Task objective: Find each line with the string "Recreate" and copy it.
--- begin ---
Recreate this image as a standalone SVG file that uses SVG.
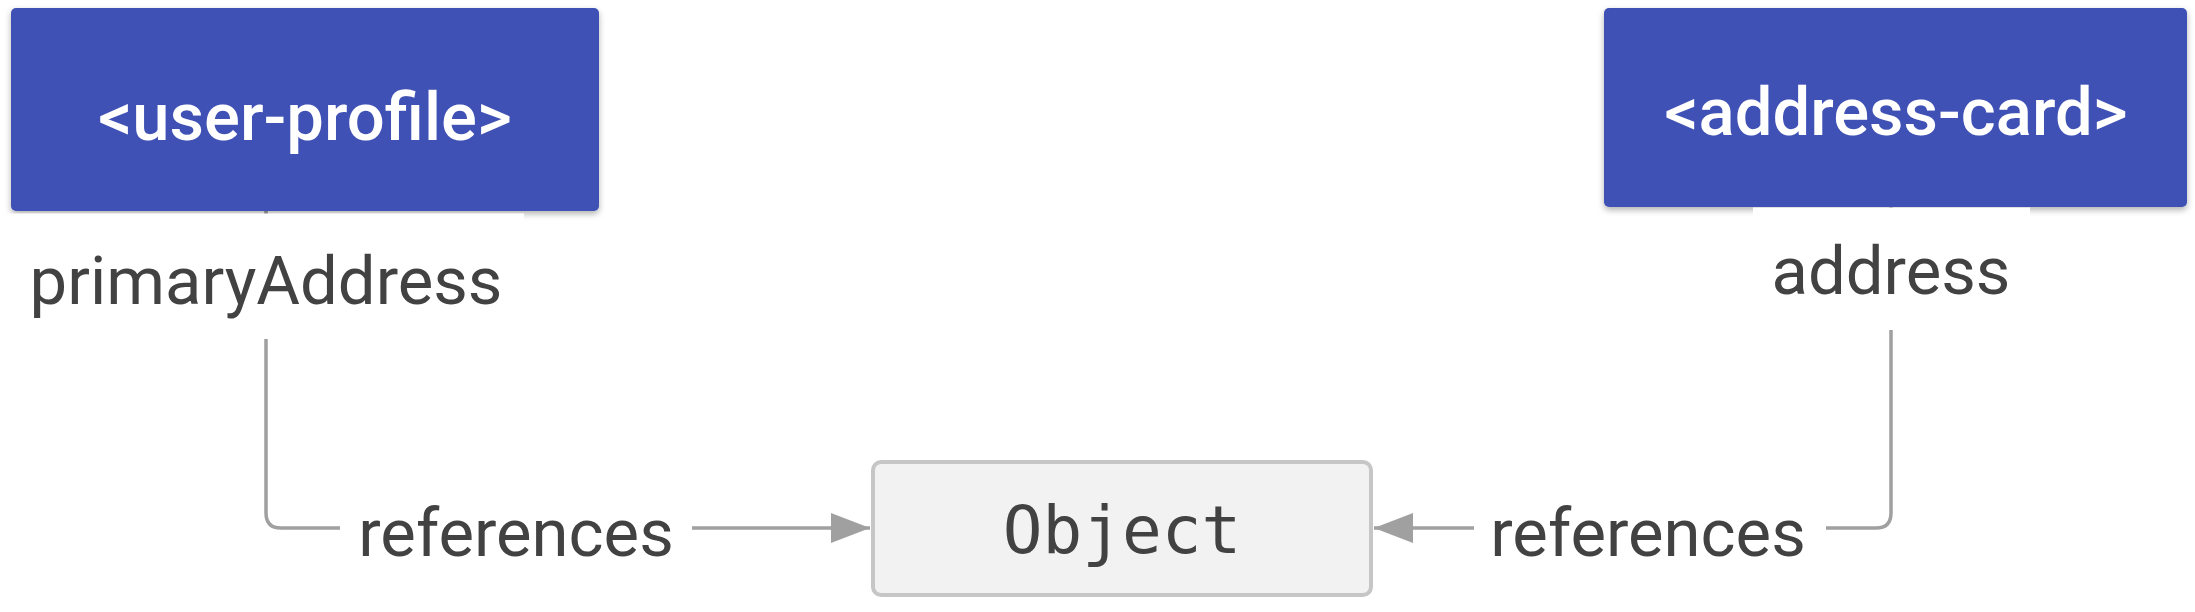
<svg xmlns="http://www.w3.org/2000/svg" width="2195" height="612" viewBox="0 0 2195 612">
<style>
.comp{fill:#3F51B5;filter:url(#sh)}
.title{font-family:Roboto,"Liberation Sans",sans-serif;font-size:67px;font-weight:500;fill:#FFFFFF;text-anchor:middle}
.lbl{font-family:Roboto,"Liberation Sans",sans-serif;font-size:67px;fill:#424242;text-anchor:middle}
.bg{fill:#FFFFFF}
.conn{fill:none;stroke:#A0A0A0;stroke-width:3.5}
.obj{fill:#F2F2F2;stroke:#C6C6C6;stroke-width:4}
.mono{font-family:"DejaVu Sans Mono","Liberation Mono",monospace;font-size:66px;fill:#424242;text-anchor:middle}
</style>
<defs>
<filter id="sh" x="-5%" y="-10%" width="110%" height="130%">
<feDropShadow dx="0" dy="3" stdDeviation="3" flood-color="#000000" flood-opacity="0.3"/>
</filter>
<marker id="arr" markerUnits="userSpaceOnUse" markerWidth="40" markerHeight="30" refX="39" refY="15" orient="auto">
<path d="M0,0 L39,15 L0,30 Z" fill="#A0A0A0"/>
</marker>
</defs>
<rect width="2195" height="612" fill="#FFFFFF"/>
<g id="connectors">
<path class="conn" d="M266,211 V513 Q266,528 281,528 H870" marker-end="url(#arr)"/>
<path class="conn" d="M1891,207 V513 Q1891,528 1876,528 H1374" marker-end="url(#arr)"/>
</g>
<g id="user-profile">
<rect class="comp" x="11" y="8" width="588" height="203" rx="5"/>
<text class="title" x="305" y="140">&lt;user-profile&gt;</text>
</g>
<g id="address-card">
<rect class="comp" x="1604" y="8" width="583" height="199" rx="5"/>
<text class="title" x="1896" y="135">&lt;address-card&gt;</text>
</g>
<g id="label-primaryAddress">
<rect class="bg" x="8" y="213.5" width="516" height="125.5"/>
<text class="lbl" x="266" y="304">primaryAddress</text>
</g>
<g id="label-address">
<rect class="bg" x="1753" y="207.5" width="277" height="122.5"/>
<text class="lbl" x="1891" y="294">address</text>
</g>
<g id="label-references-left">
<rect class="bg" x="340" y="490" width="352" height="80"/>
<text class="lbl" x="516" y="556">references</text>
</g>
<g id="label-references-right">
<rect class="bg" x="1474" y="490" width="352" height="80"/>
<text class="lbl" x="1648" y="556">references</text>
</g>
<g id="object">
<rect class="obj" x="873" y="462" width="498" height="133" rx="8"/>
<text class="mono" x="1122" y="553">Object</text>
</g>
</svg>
--- end ---
--- begin ---
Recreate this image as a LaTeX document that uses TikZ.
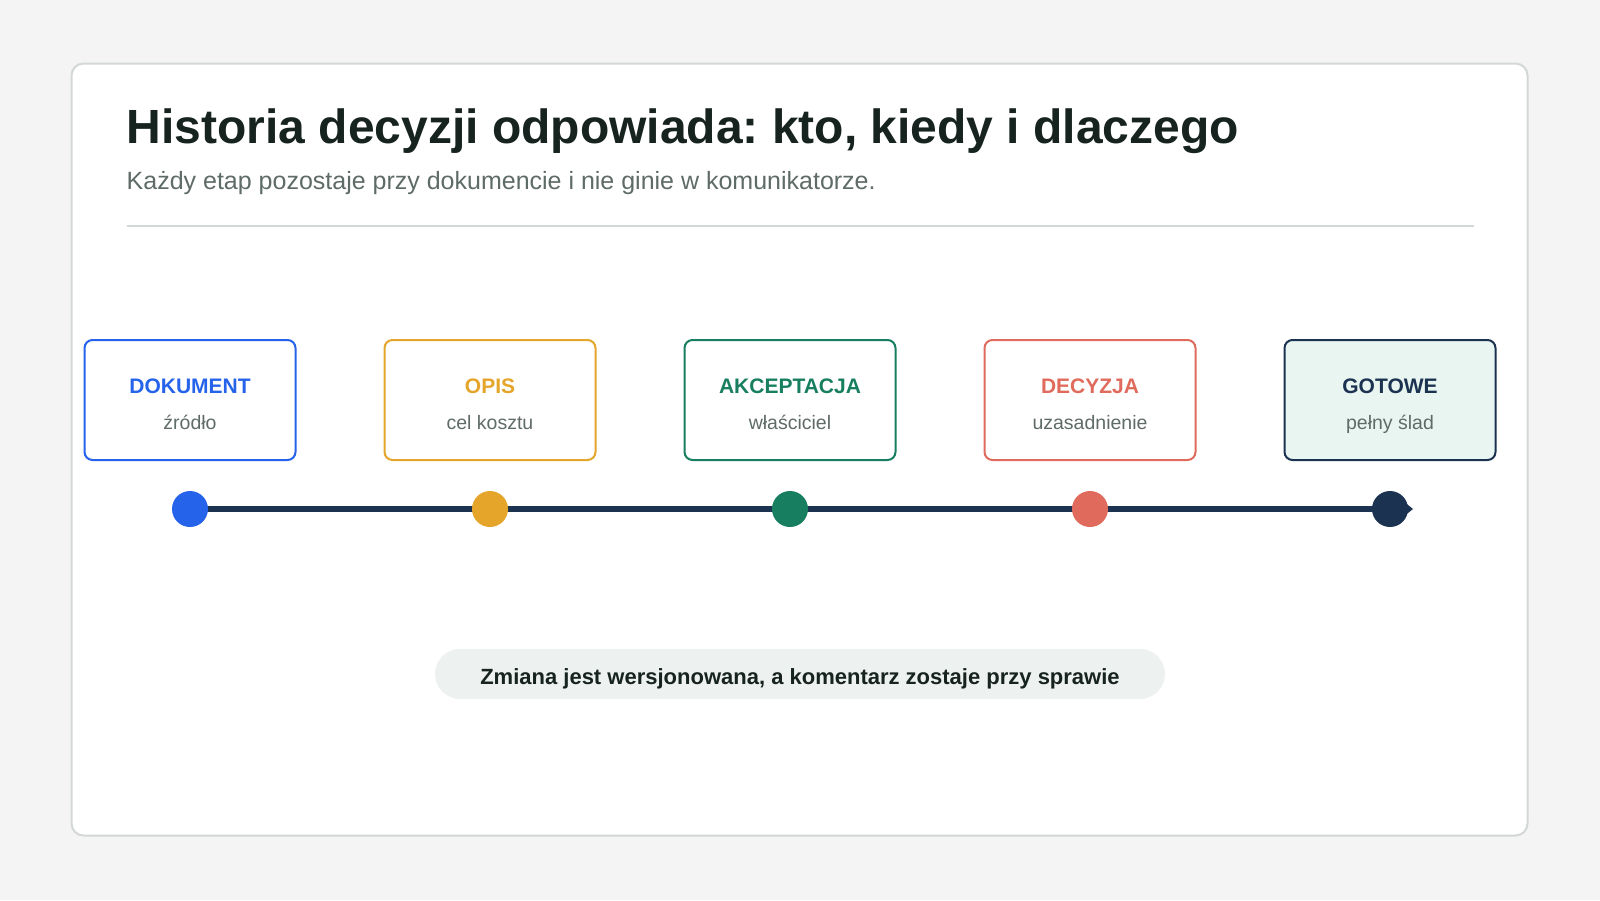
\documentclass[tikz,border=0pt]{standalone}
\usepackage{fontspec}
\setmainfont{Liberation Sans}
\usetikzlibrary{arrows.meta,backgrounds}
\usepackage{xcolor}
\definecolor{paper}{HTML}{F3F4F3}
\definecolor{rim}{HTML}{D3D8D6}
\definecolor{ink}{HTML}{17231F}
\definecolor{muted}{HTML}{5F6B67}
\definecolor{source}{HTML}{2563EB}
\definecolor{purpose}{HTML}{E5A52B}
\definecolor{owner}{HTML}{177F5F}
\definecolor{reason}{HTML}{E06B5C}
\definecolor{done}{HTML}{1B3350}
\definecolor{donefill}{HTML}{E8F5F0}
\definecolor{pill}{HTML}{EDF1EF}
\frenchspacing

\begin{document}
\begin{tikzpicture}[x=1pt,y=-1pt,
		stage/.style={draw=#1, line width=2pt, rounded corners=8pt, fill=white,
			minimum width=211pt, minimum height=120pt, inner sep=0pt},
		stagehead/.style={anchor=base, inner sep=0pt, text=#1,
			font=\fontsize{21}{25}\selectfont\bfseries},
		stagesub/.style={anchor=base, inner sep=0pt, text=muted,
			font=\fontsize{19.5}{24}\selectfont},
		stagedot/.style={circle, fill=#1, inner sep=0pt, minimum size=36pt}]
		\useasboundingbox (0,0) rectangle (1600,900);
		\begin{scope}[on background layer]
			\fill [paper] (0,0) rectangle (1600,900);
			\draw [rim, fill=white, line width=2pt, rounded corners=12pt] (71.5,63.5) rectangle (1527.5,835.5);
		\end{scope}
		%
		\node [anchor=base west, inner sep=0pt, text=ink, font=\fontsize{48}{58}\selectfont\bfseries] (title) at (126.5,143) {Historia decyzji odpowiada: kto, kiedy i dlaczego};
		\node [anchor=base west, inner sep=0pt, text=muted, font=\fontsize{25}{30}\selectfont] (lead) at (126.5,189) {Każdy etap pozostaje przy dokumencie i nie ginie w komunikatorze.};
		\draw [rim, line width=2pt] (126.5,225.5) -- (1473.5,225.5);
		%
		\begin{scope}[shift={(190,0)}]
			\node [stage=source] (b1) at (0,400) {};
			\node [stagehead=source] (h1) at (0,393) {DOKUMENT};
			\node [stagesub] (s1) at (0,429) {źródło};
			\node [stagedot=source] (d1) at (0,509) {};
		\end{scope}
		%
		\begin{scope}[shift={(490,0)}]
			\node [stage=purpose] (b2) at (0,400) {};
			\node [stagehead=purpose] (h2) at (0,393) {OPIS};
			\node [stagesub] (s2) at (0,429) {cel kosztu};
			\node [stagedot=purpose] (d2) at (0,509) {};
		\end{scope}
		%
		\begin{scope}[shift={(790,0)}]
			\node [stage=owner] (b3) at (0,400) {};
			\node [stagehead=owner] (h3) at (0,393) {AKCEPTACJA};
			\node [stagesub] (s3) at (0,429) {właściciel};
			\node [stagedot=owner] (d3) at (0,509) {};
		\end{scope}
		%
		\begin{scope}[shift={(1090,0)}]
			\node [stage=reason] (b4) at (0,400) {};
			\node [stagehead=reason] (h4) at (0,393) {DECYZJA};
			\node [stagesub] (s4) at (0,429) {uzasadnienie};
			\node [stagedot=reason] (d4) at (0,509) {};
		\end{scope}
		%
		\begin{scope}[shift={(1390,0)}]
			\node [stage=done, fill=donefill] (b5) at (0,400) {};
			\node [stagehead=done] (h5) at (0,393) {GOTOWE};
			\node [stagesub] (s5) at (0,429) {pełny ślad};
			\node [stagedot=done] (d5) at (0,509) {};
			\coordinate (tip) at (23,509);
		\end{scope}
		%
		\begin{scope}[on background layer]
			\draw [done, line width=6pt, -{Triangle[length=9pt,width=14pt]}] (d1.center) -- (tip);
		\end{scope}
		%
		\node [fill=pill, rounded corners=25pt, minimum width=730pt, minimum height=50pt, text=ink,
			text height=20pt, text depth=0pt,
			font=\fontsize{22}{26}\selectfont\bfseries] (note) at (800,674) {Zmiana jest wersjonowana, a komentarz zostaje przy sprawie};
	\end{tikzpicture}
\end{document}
--- end ---
Final result:
Recreate this image as a standalone SVG file that uses SVG.
Recreate this image as a LaTeX document that uses TikZ.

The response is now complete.